Supposons encore que dans cette situation, et pour beaucoup d’agriculteurs, l’utilisation de produits phytopharmaceutiques soit la seule solution pour limiter au maximum les dégâts. Si l’on suit votre raisonnement, à la perte induite par la baisse des ventes s’ajoute une sanction financière pour les distributeurs, lesquels, rappelons-le, ne jouent aucun rôle dans la détermination du climat.

Je vous interroge donc. Réalisez-vous que les CEPP sanctionnent des professionnels pour un tort qu’ils n’ont pas causé ? Pour une situation sur laquelle ils n’ont absolument aucun contrôle ? En matière d’écologie punitive, on peut dire que vous n’y allez pas avec le dos de la cuillère !

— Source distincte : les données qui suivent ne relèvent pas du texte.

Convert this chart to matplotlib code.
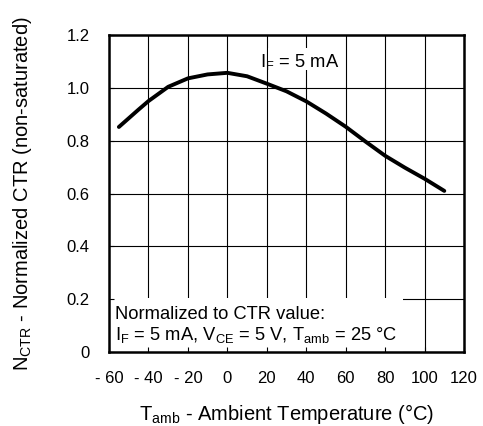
import matplotlib.pyplot as plt
from matplotlib.patches import Rectangle

plt.rcParams['font.family'] = ['Liberation Sans', 'DejaVu Sans']
plt.rcParams['mathtext.fontset'] = 'custom'
plt.rcParams['mathtext.rm'] = 'Liberation Sans'
plt.rcParams['mathtext.it'] = 'Liberation Sans'

# 曲线数据 (温度 vs 归一化CTR)
temp = [-55, -50, -45, -40, -30, -20, -10, 0, 10, 20, 30, 40, 50, 60, 70, 80, 90, 100, 110]
n_ctr = [0.852, 0.885, 0.918, 0.95, 1.004, 1.036, 1.051, 1.057, 1.044, 1.016, 0.987,
         0.949, 0.903, 0.853, 0.797, 0.743, 0.698, 0.656, 0.61]

x_ticks = [-60, -40, -20, 0, 20, 40, 60, 80, 100, 120]
x_labels = ['- 60', '- 40', '- 20', '0', '20', '40', '60', '80', '100', '120']
y_ticks = [0, 0.2, 0.4, 0.6, 0.8, 1.0, 1.2]
y_labels = ['0', '0.2', '0.4', '0.6', '0.8', '1.0', '1.2']

fig = plt.figure(figsize=(4.83, 4.26), dpi=100)
ax = fig.add_axes([0.2257, 0.1737, 0.735, 0.744])

# 网格线
for xv in x_ticks:
    ax.axvline(xv, color='black', lw=0.8, zorder=1)
for yv in y_ticks:
    ax.axhline(yv, color='black', lw=0.8, zorder=1)

# 文字背后的白色区域
ax.add_patch(Rectangle((-60, 0), 149, 0.204, facecolor='white', edgecolor='none', zorder=2))
ax.add_patch(Rectangle((20.6, 1.067), 36, 0.083, facecolor='white', edgecolor='none', zorder=2))

ax.plot(temp, n_ctr, color='black', lw=2.8, solid_capstyle='round', zorder=4)

ax.text(16.5, 1.08, r'I$_\mathrm{F}$ = 5 mA', fontsize=13.2, zorder=3)
ax.text(-57, 0.125, 'Normalized to CTR value:', fontsize=13.2, zorder=3)
ax.text(-57, 0.045, r'I$_\mathrm{F}$ = 5 mA, V$_\mathrm{CE}$ = 5 V, T$_\mathrm{amb}$ = 25 °C',
        fontsize=13.2, zorder=3)

ax.set_xlim(-60, 120)
ax.set_ylim(0, 1.2)
ax.set_xticks(x_ticks)
ax.set_xticklabels(x_labels)
ax.set_yticks(y_ticks)
ax.set_yticklabels(y_labels)
ax.set_axisbelow(False)
ax.tick_params(direction='in', length=3.5, width=0.8, labelsize=12, pad=14)

for s in ax.spines.values():
    s.set_linewidth(1.8)
    s.set_zorder(5)

ax.set_xlabel(r'T$_\mathrm{amb}$ - Ambient Temperature (°C)', fontsize=14.5, labelpad=11)
ax.set_ylabel(r'N$_\mathrm{CTR}$ - Normalized CTR (non-saturated)', fontsize=14.5, labelpad=23)

fig.savefig('out.png', dpi=100)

L’expérimentation, qui fixe des objectifs inatteignables, est un boulet pour l’agriculture française, puisqu’elle introduit une concurrence déloyale, évidemment favorable à nos voisins européens. En effet, le calcul de la taxe sur les CEPP prend pour base la redevance pour pollutions diffuses, qui ne s’applique qu’aux distributeurs français et dont le surcoût sera répercuté sur les agriculteurs français. Et, à ce stade, je ne parle même pas de la création d’une usine à gaz supplémentaire dans notre pays, qui nous ferait exceller dans ce sport national qu’est l’emmerdement administratif de nos entreprises, quel que soit leur secteur d’activité. Il ne s’agit pas de critiquer les nouvelles pratiques écoresponsables, ni même de boycotter de nouveaux produits, encore moins de nier la nécessité de repenser notre agriculture, mais, sur les moyens à mettre en oeuvre, une fois de plus, nous divergeons.